I had just refueled the car a couple of hours earlier, so it might be bad fuel. Not a lot, just a few gallons. It would be about right time wise for the new fuel to reach the engine.


----------



## jblackburn (Apr 14, 2012)

Saintkeiran said:


> Yep, it's the turbo model. Actually, I thought all of the 1.4 were turbo models, but I guess that's not always the case?
> 
> I had just refueled the car a couple of hours earlier, so it might be bad fuel. Not a lot, just a few gallons. It would be about right time wise for the new fuel to reach the engine.


All 1.4 Cruzes are turbo. All Gen 2 Cruzes are turbo.

The knock sensors are somewhat of a common issue with the Gen 2 Cruze. Replacing it usually takes care of the code.

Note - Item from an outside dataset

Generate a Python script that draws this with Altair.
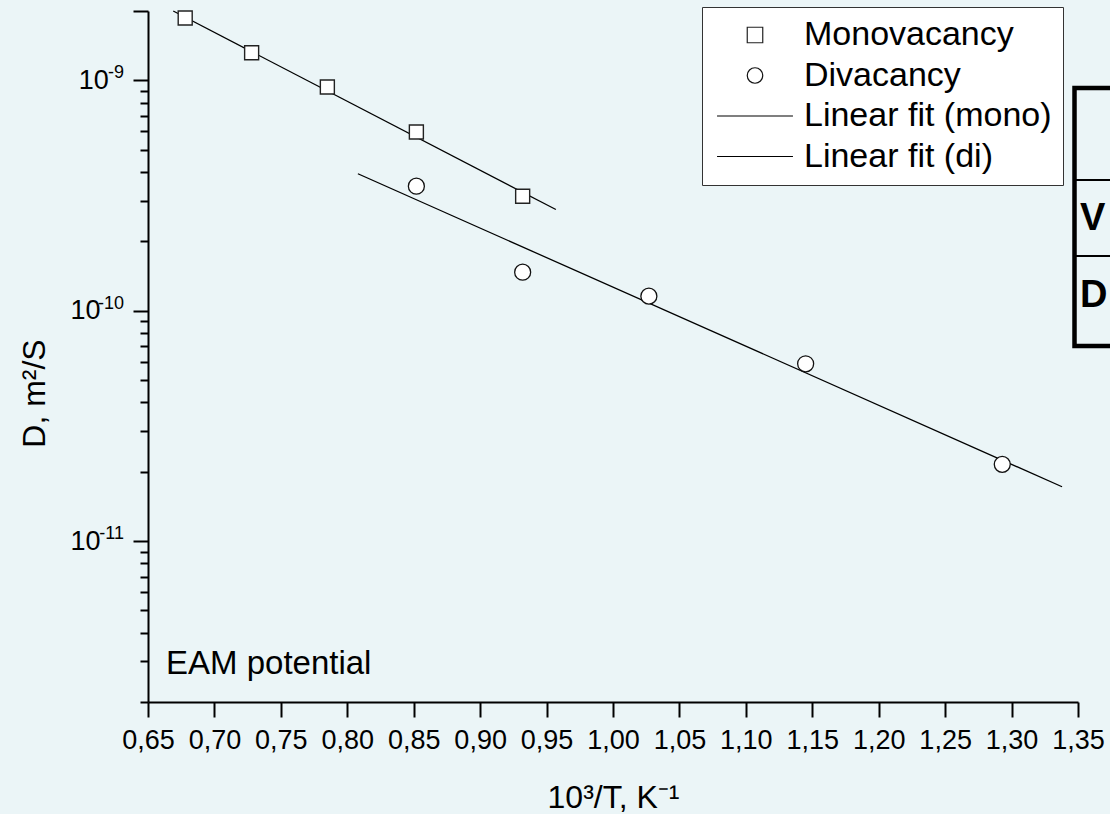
import altair as alt
import pandas as pd

FONT = "Liberation Sans"

# ---- data ----
mono_x = [0.678, 0.728, 0.785, 0.852, 0.932]
mono_d = [1.865e-9, 1.318e-9, 9.36e-10, 5.97e-10, 3.14e-10]
di_x = [0.852, 0.932, 1.027, 1.145, 1.293]
di_d = [3.47e-10, 1.469e-10, 1.156e-10, 5.88e-11, 2.152e-11]
fit_mono_x = [0.669, 0.957]
fit_mono_d = [2.0e-9, 2.75e-10]
fit_di_x = [0.808, 1.338]
fit_di_d = [3.93e-10, 1.72e-11]

series_names = ["Monovacancy", "Divacancy", "Linear fit (mono)", "Linear fit (di)"]
x_major = [0.65, 0.70, 0.75, 0.80, 0.85, 0.90, 0.95, 1.00, 1.05, 1.10, 1.15, 1.20, 1.25, 1.30, 1.35]
x_ticks = sorted(set([round(v, 3) for v in x_major] + [round(v + 0.025, 3) for v in x_major[:-1]]))
y_decades = [1e-12, 1e-11, 1e-10, 1e-9]
y_ticks = [m * d for d in y_decades for m in range(1, 10) if 2e-12 * 0.99 <= m * d <= 2e-9 * 1.01]
exp_vals = [1e-9, 1e-10, 1e-11]
exp_text = ["-9", "-10", "-11"]

pts_mono = pd.DataFrame({"x": mono_x, "D": mono_d, "series": ["Monovacancy"] * len(mono_x)})
pts_di = pd.DataFrame({"x": di_x, "D": di_d, "series": ["Divacancy"] * len(di_x)})
fits = pd.DataFrame({
    "x": fit_mono_x + fit_di_x,
    "D": fit_mono_d + fit_di_d,
    "series": ["Linear fit (mono)"] * 2 + ["Linear fit (di)"] * 2,
})
exps = pd.DataFrame({"D": exp_vals, "t": exp_text})

xscale = alt.Scale(domain=[0.65, 1.35], nice=False, zero=False)
yscale = alt.Scale(type="log", domain=[2e-12, 2e-9], nice=False)

x_major_test = "abs(datum.value*20 - round(datum.value*20)) < 0.001"
y_major_test = "abs(log(datum.value)/LN10 - round(log(datum.value)/LN10)) < 0.000001 || datum.value > 1.9e-9"
y_label_test = "abs(log(datum.value)/LN10 - round(log(datum.value)/LN10)) < 0.000001"

x_axis = alt.Axis(
    values=x_ticks,
    tickSize={"condition": {"test": x_major_test, "value": 15}, "value": 7},
    labelExpr=f"({x_major_test}) ? replace(format(datum.value, '.2f'), '.', ',') : ''",
    labelFontSize=27, labelPadding=10, labelOverlap=False, labelFlush=False,
    title="10³/T, K⁻¹", titleFontSize=32, titleFontWeight="normal",
    titleX=465, titleY=105, titleBaseline="alphabetic", titleAlign="center",
    grid=False,
)
y_axis = alt.Axis(
    values=y_ticks,
    tickSize={"condition": {"test": y_major_test, "value": 15}, "value": 8},
    labelExpr=f"({y_label_test}) ? '10' : ''",
    labelPadding={"condition": {"test": "datum.value > 5e-10", "value": 24.7}, "value": 33},
    labelFontSize=27, labelOverlap=False, labelFlush=False,
    title="D, m²/S", titleFontSize=32, titleFontWeight="normal",
    titleX=-104, titleY=382, titleBaseline="alphabetic", titleAlign="center", titleAngle=-90,
    grid=False,
)

shape_scale = alt.Scale(
    domain=series_names,
    range=["square", "circle", "M-4.9,0H4.9", "M-4.9,0H4.9"],
)
stroke_scale = alt.Scale(domain=series_names, range=["#222222", "#111111", "#000000", "#000000"])
legend = alt.Legend(
    title=None, orient="none", legendX=554, legendY=-4,
    fillColor="white", strokeColor="#333333",
    padding=11, symbolOffset=25, labelOffset=32, rowPadding=6.5,
    labelFontSize=34, labelFont=FONT, labelColor="black", labelLimit=500,
    symbolSize=240, symbolStrokeColor="black", symbolStrokeWidth=1.2, symbolFillColor="white",
)

lines = alt.Chart(fits).mark_line(color="black", strokeWidth=1.3).encode(
    x=alt.X("x:Q", scale=xscale, axis=x_axis),
    y=alt.Y("D:Q", scale=yscale, axis=y_axis),
    detail="series:N",
)
sq = alt.Chart(pts_mono).mark_point(filled=False, fill="white", strokeWidth=1.4, size=196, opacity=1).encode(
    x=alt.X("x:Q", scale=xscale),
    y=alt.Y("D:Q", scale=yscale),
    shape=alt.Shape("series:N", scale=shape_scale, legend=legend),
    stroke=alt.Stroke("series:N", scale=stroke_scale, legend=legend),
)
ci = alt.Chart(pts_di).mark_point(filled=False, fill="white", strokeWidth=1.3, size=256, opacity=1).encode(
    x=alt.X("x:Q", scale=xscale),
    y=alt.Y("D:Q", scale=yscale),
    shape=alt.Shape("series:N", scale=shape_scale, legend=legend),
    stroke=alt.Stroke("series:N", scale=stroke_scale, legend=legend),
)
exps_layer = alt.Chart(exps).mark_text(align="right", baseline="alphabetic", fontSize=18, font=FONT, color="black", dy=-2).encode(
    x=alt.value(-24),
    y=alt.Y("D:Q", scale=yscale),
    text="t:N",
)
eam = alt.Chart(pd.DataFrame({"t": ["EAM potential"]})).mark_text(
    align="left", baseline="alphabetic", fontSize=33, font=FONT, color="black"
).encode(x=alt.value(18), y=alt.value(663), text="t:N")

one = pd.DataFrame({"a": [0]})
table_box = alt.Chart(one).mark_rect(fillOpacity=0, stroke="black", strokeWidth=4.5).encode(
    x=alt.value(926.5), x2=alt.value(1000), y=alt.value(77), y2=alt.value(335)
)
rule1 = alt.Chart(one).mark_rule(color="black", strokeWidth=2).encode(
    x=alt.value(926.5), x2=alt.value(1000), y=alt.value(169)
)
rule2 = alt.Chart(one).mark_rule(color="black", strokeWidth=2).encode(
    x=alt.value(926.5), x2=alt.value(1000), y=alt.value(245)
)
tv = alt.Chart(pd.DataFrame({"t": ["V"]})).mark_text(
    align="left", baseline="alphabetic", fontSize=38, fontWeight="bold", font=FONT, color="black"
).encode(x=alt.value(932), y=alt.value(219), text="t:N")
td = alt.Chart(pd.DataFrame({"t": ["D"]})).mark_text(
    align="left", baseline="alphabetic", fontSize=38, fontWeight="bold", font=FONT, color="black"
).encode(x=alt.value(932), y=alt.value(296), text="t:N")

chart = alt.layer(lines, sq, ci, exps_layer, eam, table_box, rule1, rule2, tv, td).properties(
    width=930, height=691,
    background="#EBF5F7",
    padding={"left": 148, "top": 11, "right": 32, "bottom": 112},
    autosize=alt.AutoSizeParams(type="none"),
).configure_view(stroke="transparent").configure_axis(
    domainColor="black", domainWidth=2, tickColor="black", tickWidth=2,
    labelColor="black", labelFont=FONT, titleFont=FONT, titleColor="black",
)

chart.save("out.html", embed_options={"renderer": "svg", "actions": False})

Make sure you're not running 87 oct; the constant need to fight off knock from low octane fuel can also trigger false knock sensor codes. The 1.4T should run 89-93 octane - it provides lots better response, and reduces the likelihood of piston damage from low speed preignition.


----------



## Saintkeiran (Oct 7, 2020)

Thank you, I'm glad to know its a common issue on these cars. This is the first time since I bought the car that it has thrown an error code of any kind. Otherwise, the only things I have had to do is replace the factory tires at 22k and the USB port in the center console.


----------



## Saintkeiran (Oct 7, 2020)

So, it is still throwing the same code after changing the knock sensor. For future reference to anyone changing the knock sensor. Unless you have a way to lift the car, the easiest way to change the sensor is to completely remove the air intake; this will give you space to get your hands into the bay behind the block and access the sensor. Its still tight, and hard to reach, but it is doable.


----------



## Saintkeiran (Oct 7, 2020)

This is the knock sensor that I removed. It looks mostly fine, though it has some tarnish on the edges but I can't imagine this was enough to keep it from working.


----------



## jblackburn (Apr 14, 2012)

Any weird noises coming from the motor or cam driven vacuum pump?


----------



## Saintkeiran (Oct 7, 2020)

At first I thought so - seemed like there was a slightly sick sounding whine- , but now it sounds fine. I was on my way to AutoZone to use their scanner to check for any change in the codes. Got in the car and the code cleared out. The car is driving appreciably better than it had the last few months.


----------



## QuickN2 (9 mo ago)

Saintkeiran said:


> So, it is still throwing the same code after changing the knock sensor. For future reference to anyone changing the knock sensor. Unless you have a way to lift the car, the easiest way to change the sensor is to completely remove the air intake; this will give you space to get your hands into the bay behind the block and access the sensor. Its still tight, and hard to reach, but it is doable.


Did you find out why the code is getting thrown still after replacing the knock sensor? Is it the 87 octane?


----------